Amarante, safran ou blanc opalin… Elles dégoulinent du plafond, mouchettent un mur blanc ou s’entassent dans un immense filet et éclatent aux quatre coins de la pièce… Les œuvres colorées de Sheila Hicks font enfin l’objet d’une rétrospective au centre Pompidou (jusqu’au 30 avril). L’immense coloriste américaine, 83 ans, qui a permis à l’art du textile d’acquérir ses lettres de noblesse est enfin reconnue en France (où elle vit depuis 1964) grâce à une exposition dont la muséographie rend hommage à la souplesse de l’œuvre chamarrée de cette artiste.

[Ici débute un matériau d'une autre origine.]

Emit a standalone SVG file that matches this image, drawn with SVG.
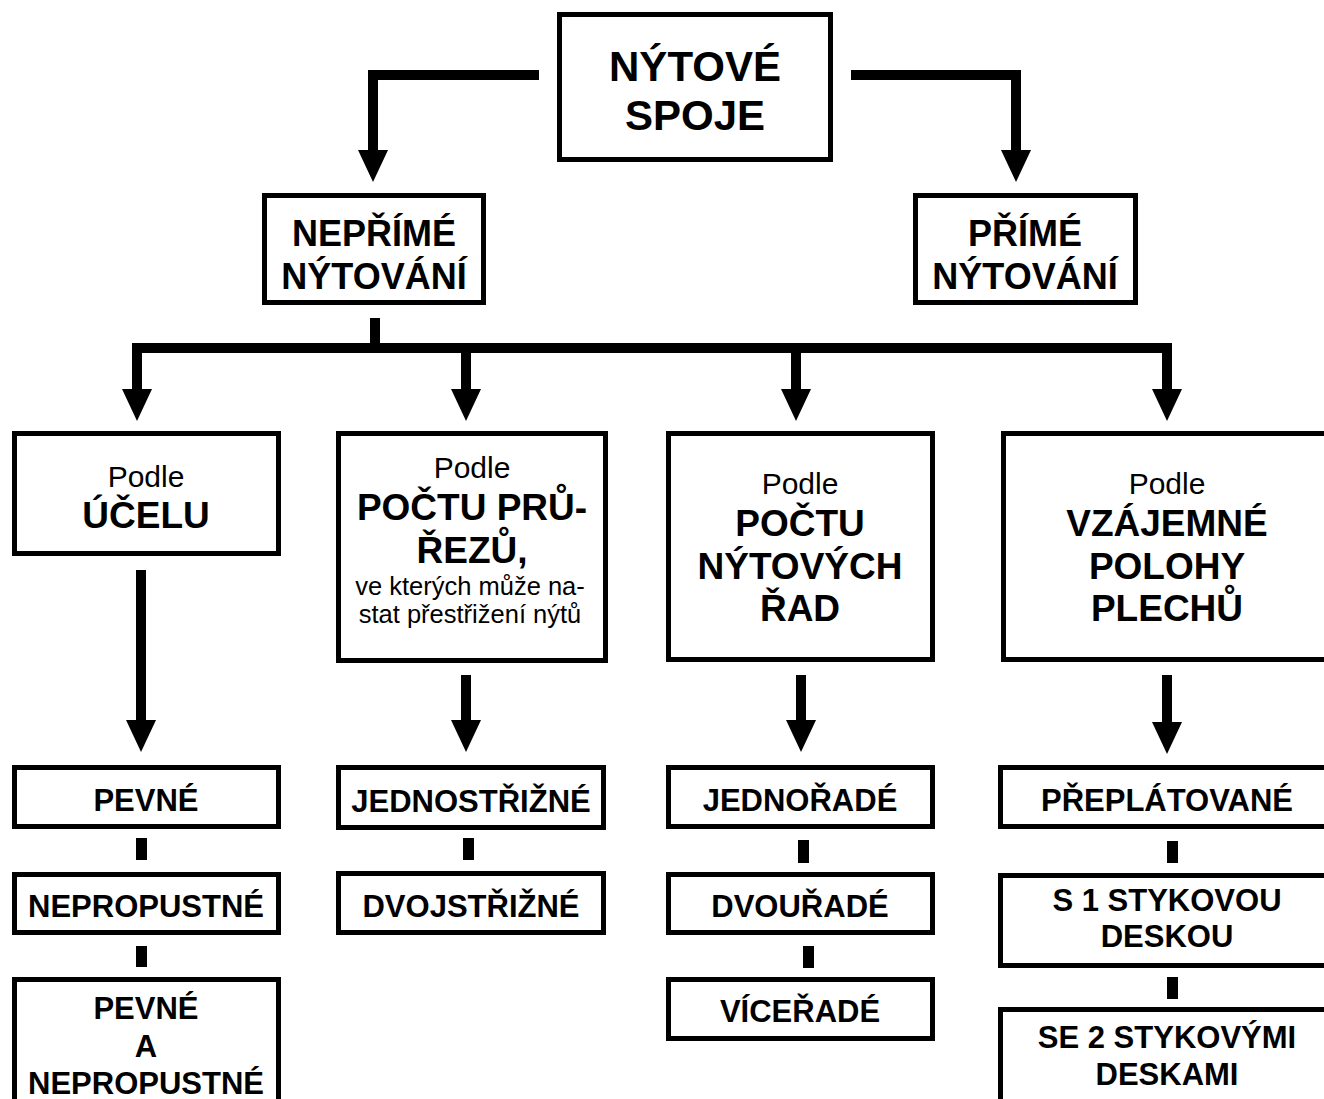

Ici, le visiteur déambule en liberté d’une pièce monumentale d’1,5 tonne à un micro-tissage de quelques grammes seulement. « Sheila a demandé à ce que les œuvres restent en vie dans l’exposition, nous avons donc laissé ouverts les 850 m2 d’espaces, sans parcours imposé ni chronologie. Cela permet une immersion instinctive dans les formes, les couleurs et les matériaux », détaille le commissaire de l’exposition Michel Gauthier. Une demande logique pour l’œuvre inclassable de cette artiste « chromophile », comme l’avait surnommée un critique américain, qui slalome depuis toujours entre art et design.

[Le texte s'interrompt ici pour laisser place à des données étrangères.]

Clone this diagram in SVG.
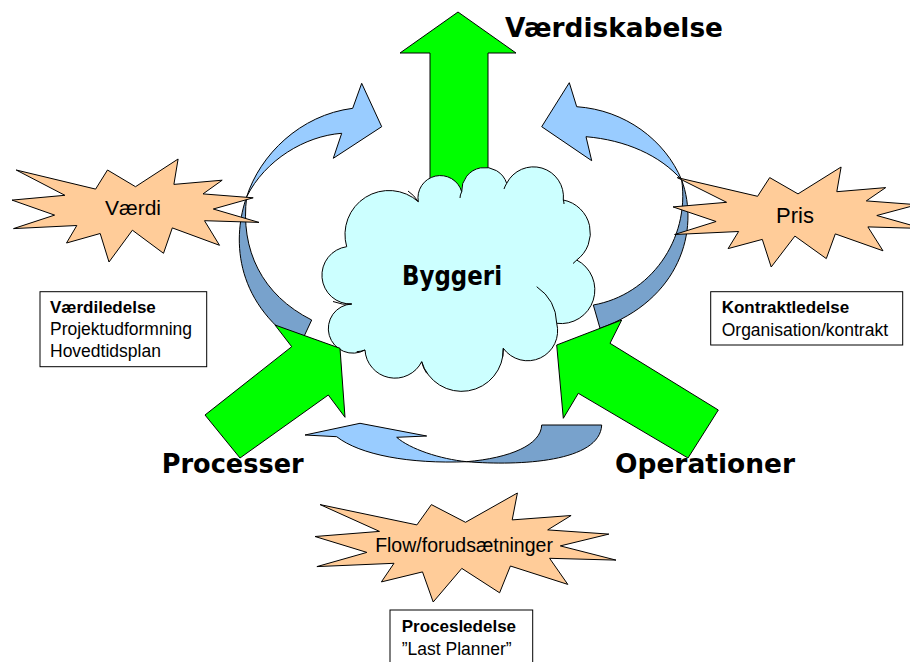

Née aux Etats-Unis en 1934, Sheila Hicks embrasse une carrière de peintre et devient, à Yale, l’élève de l’ancien professeur du Bauhaus Josef Albers (1888-1966). Elle fait, sous sa houlette, le choix du textile dès le milieu des années 50 pour pouvoir « peindre dans l’espace », imaginer une peinture qui se dispense de support, en s’inspirant des artisanats péruviens sur lesquels elle fera une thèse. Mais le textile lui permet aussi d’affiner son travail du mariage des couleurs, car « il permet de tisser et donc d’entrecroiser matières et couleurs », rappelle Michel Gauthier.
Précurseur, elle voyagera entre Inde, Maroc et Mexique, à la recherche des plus belles couleurs et des plus beaux motifs, dont la décoration s’emparera quelques décennies plus tard. A chaque fois, elle délocalise son atelier au gré de ses déplacement. De cette synthèse mondiale, elle imaginera des pièces chamarrées, unies, des camaïeux ou des clash de couleurs qu’elle travaille en coton, laine, soie ou en mixant les trois. Et surtout elle se tournera aussi vers les éditeurs de design.
L’exposition montre donc son travail avec Knoll, et notamment les coussins qu’elle imagina pour la chaise Tulip de Saarinen ou avec Sunbrella qu’elle a aidé à développer de nouvelles fibres synthétiques. Quelques exemples parmi les 140 œuvres montrées dans cette exposition foisonnante, sans œillères, un terme en parfaite adéquation avec cette femme qui n’a jamais choisi entre art, design et artisanat…
Sheila Hicks, lignes de vie. Jusqu’au 30 avril au Centre Pompidou.